• [STATED GOAL]: Look through the entries below and extract exactly the lines from the one containing "Recreate this image as a web" through the one containing "['Mar-17', 'Jun-17', 'Sep-17', 'Dec-17', 'Mar-18', 'Jun-18'];", ends included.

• [RECORDS FOR THIS TASK]:
------------------------------------------------
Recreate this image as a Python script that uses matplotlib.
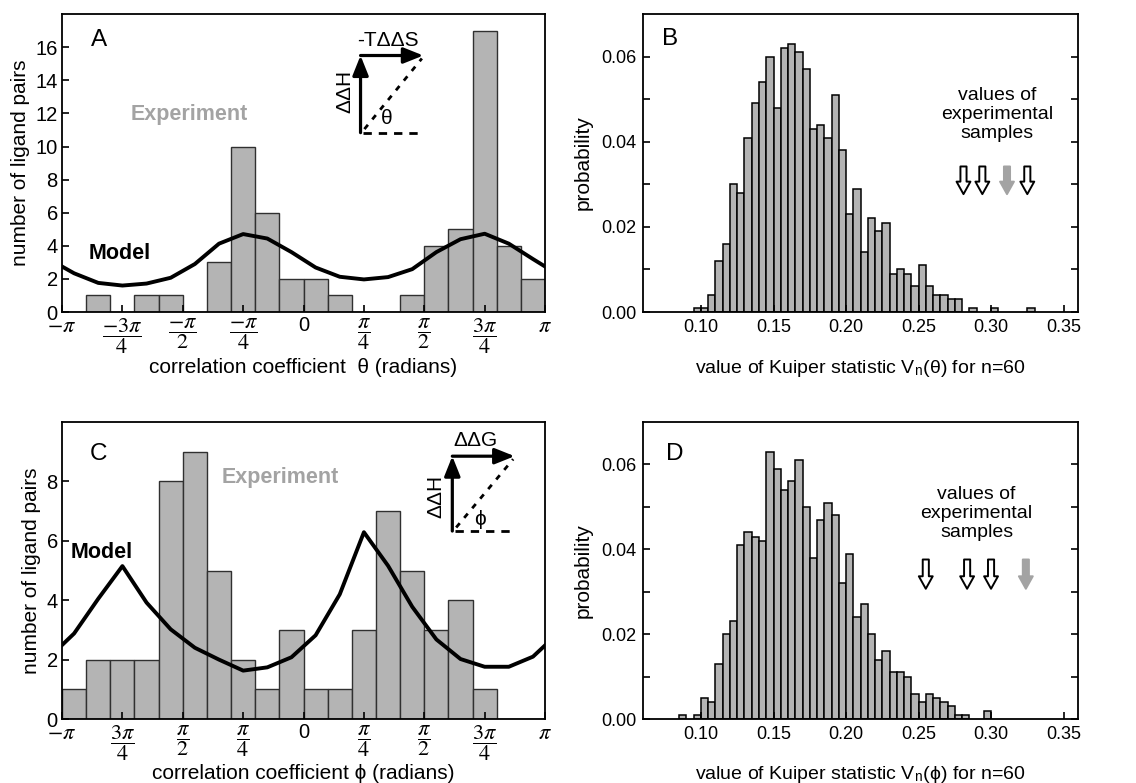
------------------------------------------------
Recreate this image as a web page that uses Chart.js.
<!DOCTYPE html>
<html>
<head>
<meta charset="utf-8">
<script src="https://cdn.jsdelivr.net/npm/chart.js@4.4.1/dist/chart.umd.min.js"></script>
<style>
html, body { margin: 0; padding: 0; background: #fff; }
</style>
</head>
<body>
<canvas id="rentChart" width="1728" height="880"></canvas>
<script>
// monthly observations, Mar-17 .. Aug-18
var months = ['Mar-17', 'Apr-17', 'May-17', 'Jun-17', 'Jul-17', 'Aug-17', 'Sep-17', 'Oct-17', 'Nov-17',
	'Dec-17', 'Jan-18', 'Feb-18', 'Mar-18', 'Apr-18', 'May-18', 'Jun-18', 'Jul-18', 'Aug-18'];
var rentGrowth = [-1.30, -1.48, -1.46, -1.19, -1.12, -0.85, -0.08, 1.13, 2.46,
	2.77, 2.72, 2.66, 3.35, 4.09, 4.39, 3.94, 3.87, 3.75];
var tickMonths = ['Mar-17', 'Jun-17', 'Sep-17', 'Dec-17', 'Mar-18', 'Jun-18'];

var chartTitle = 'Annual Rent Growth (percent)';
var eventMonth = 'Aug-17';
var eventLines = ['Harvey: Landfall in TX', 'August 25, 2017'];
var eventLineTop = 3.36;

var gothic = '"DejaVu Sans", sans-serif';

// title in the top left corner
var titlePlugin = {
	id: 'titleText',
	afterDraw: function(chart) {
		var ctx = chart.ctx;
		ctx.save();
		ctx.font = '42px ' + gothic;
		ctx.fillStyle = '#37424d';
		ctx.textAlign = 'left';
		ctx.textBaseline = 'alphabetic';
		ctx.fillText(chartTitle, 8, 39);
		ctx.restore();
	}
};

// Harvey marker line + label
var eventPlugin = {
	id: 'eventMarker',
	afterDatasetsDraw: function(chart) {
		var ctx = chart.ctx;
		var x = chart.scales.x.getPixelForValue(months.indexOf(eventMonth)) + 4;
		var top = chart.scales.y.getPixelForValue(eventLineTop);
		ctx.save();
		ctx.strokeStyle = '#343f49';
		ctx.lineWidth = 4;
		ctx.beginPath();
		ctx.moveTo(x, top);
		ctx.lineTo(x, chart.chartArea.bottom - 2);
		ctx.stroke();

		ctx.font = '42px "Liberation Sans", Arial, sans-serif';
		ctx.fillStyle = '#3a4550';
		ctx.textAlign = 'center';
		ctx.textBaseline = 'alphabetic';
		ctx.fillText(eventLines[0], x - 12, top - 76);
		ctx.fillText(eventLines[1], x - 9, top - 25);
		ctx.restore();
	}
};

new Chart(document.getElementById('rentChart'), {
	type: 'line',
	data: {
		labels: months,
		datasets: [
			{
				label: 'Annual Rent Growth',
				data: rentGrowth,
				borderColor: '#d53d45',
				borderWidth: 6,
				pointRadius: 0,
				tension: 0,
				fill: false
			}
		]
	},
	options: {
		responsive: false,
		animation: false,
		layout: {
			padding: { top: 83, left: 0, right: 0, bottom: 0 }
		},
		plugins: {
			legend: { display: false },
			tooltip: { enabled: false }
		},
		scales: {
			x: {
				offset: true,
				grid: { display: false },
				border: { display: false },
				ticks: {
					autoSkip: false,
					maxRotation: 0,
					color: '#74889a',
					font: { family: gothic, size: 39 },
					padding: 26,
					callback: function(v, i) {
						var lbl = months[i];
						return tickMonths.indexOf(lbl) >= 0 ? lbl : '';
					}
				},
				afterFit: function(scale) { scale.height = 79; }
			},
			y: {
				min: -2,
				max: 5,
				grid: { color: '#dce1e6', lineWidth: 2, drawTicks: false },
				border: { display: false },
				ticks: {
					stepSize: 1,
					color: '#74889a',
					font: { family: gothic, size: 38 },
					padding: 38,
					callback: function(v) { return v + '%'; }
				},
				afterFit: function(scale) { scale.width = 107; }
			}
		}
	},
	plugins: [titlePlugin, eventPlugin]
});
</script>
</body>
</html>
------------------------------------------------
• [EXERCISE OUTPUT]:
Recreate this image as a web page that uses Chart.js.
<!DOCTYPE html>
<html>
<head>
<meta charset="utf-8">
<script src="https://cdn.jsdelivr.net/npm/chart.js@4.4.1/dist/chart.umd.min.js"></script>
<style>
html, body { margin: 0; padding: 0; background: #fff; }
</style>
</head>
<body>
<canvas id="rentChart" width="1728" height="880"></canvas>
<script>
// monthly observations, Mar-17 .. Aug-18
var months = ['Mar-17', 'Apr-17', 'May-17', 'Jun-17', 'Jul-17', 'Aug-17', 'Sep-17', 'Oct-17', 'Nov-17',
	'Dec-17', 'Jan-18', 'Feb-18', 'Mar-18', 'Apr-18', 'May-18', 'Jun-18', 'Jul-18', 'Aug-18'];
var rentGrowth = [-1.30, -1.48, -1.46, -1.19, -1.12, -0.85, -0.08, 1.13, 2.46,
	2.77, 2.72, 2.66, 3.35, 4.09, 4.39, 3.94, 3.87, 3.75];
var tickMonths = ['Mar-17', 'Jun-17', 'Sep-17', 'Dec-17', 'Mar-18', 'Jun-18'];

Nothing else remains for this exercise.